あのステージ『すごくよかった』っていってましたよ。
カノジョは戻りはしないけど、〈機械仕掛け〉の魂を感じた気がするって」
〈俺〉と〈若手男性医師〉は、研究棟の入口に向かう。
そして部屋に戻ると、その場所に不似合いのモノが目に入った。
〈AIユニット〉の衣装だ。
それを前にして、〈女先生〉と〈AIユニット〉が何やらやっている。
「これって〈女先生〉じゃないの?」
「ええ。
これはね意外な人が……。
あ、ほら、戻って来た」
「えーーーーっ!?
じゃあ、コレって〈隊長〉?」
「なんのことだ?」
「コレ見て!
衣装が修復ってんの……」
えーと?
〈隊長〉が修復してくれたの?」
「なんでそうなる……」
〈俺〉は知らない。
もちろん、そんな技術も持ち合わせちゃあいない。
「じゃあ?」
〈AIユニット〉は、さっきからおかしそうニヤけた笑いを浮かべている〈若手男性医師〉。

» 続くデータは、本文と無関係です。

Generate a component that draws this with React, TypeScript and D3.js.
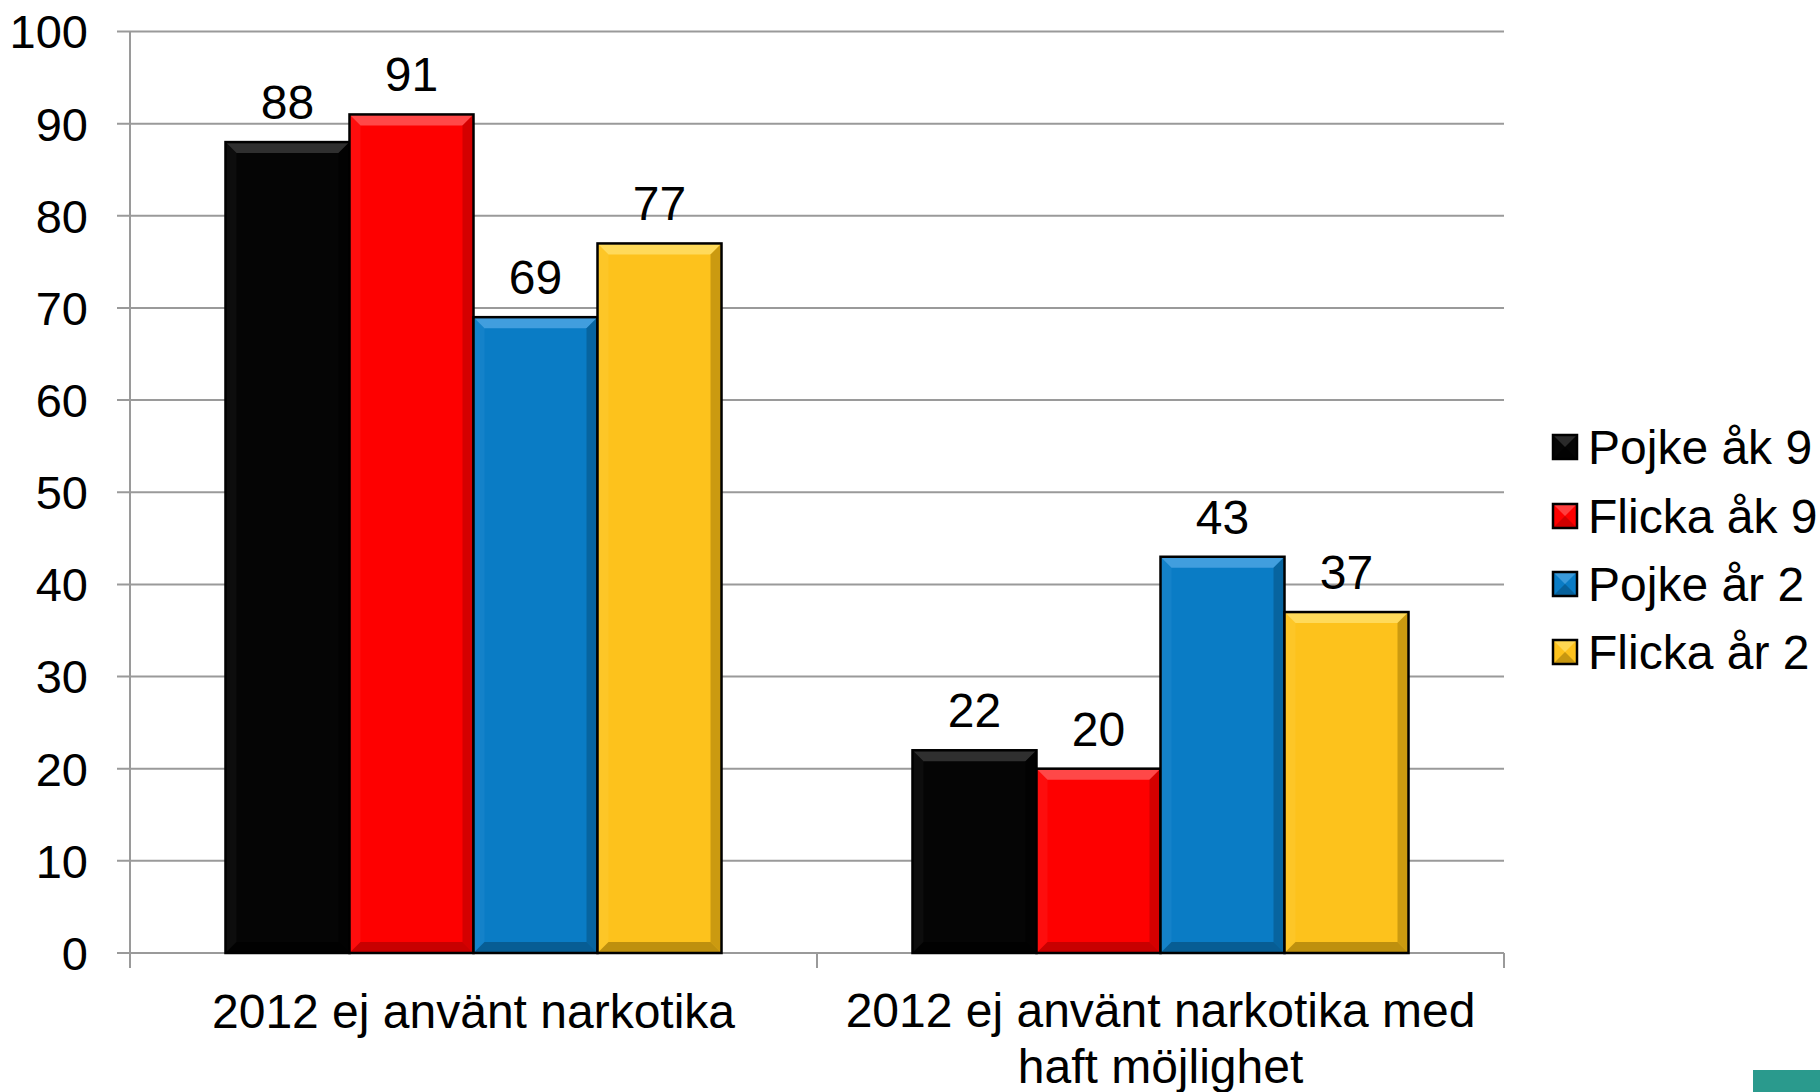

そして、おもしろそうにしている〈女先生〉を双眼で交互に見た。
「なんで彼が、外科医って呼ばれているか解ったでしょう?」
「優秀な外科医はね。
昔から、ちょっとだけ手先が器用ってことで、相場は決まってるんだ」
「これが『ちょっと』!?
超絶のマチガイでしょ?
双眼のマクロモード最大倍率でも、縫い目がなかなか見つからないよ!
スゴイ!!」
「まあね。
ちょろいもんだよ。
〈AIユニット〉の衣装は……。
いくら縫っても出血も心拍数の低下もないからね(笑)」
「ありがとう……ございます……」
「いいって」
「わたし、いままで生意気なことばっかいってたのに……」
「いいって」
「早く、着て見せてちょうだい!」
〈女先生〉の声に〈若手男性医師〉もうなずいた。
「ココで?
イイのっ!?」
そうか。
〈女先生〉と〈若手男性医師〉は、まだ実物を見ていないのだな。
映像だけで。
「手伝うわ」
〈女先生〉がいって、なんとなく、〈俺〉と〈若手男性医師〉は部屋の外へ出た。
何度も〈二脚〉の身体は見ているが……。
〈AIユニット〉の着替えだからな。
紳士たるものの心得というヤツだ。
しばらくして、扉が開かれた。
〈俺〉と〈若手男性医師〉は部屋へ戻った。
「素敵!」
「すごくイイね!」
〈俺〉は……。
いちど舞台で見ているハズなのだが、息を呑んだ。
それはまるで、凜々しくも可憐な花……。
白い無味乾燥な部屋に、一輪の花が咲いたかのように見事な光景だったからだ。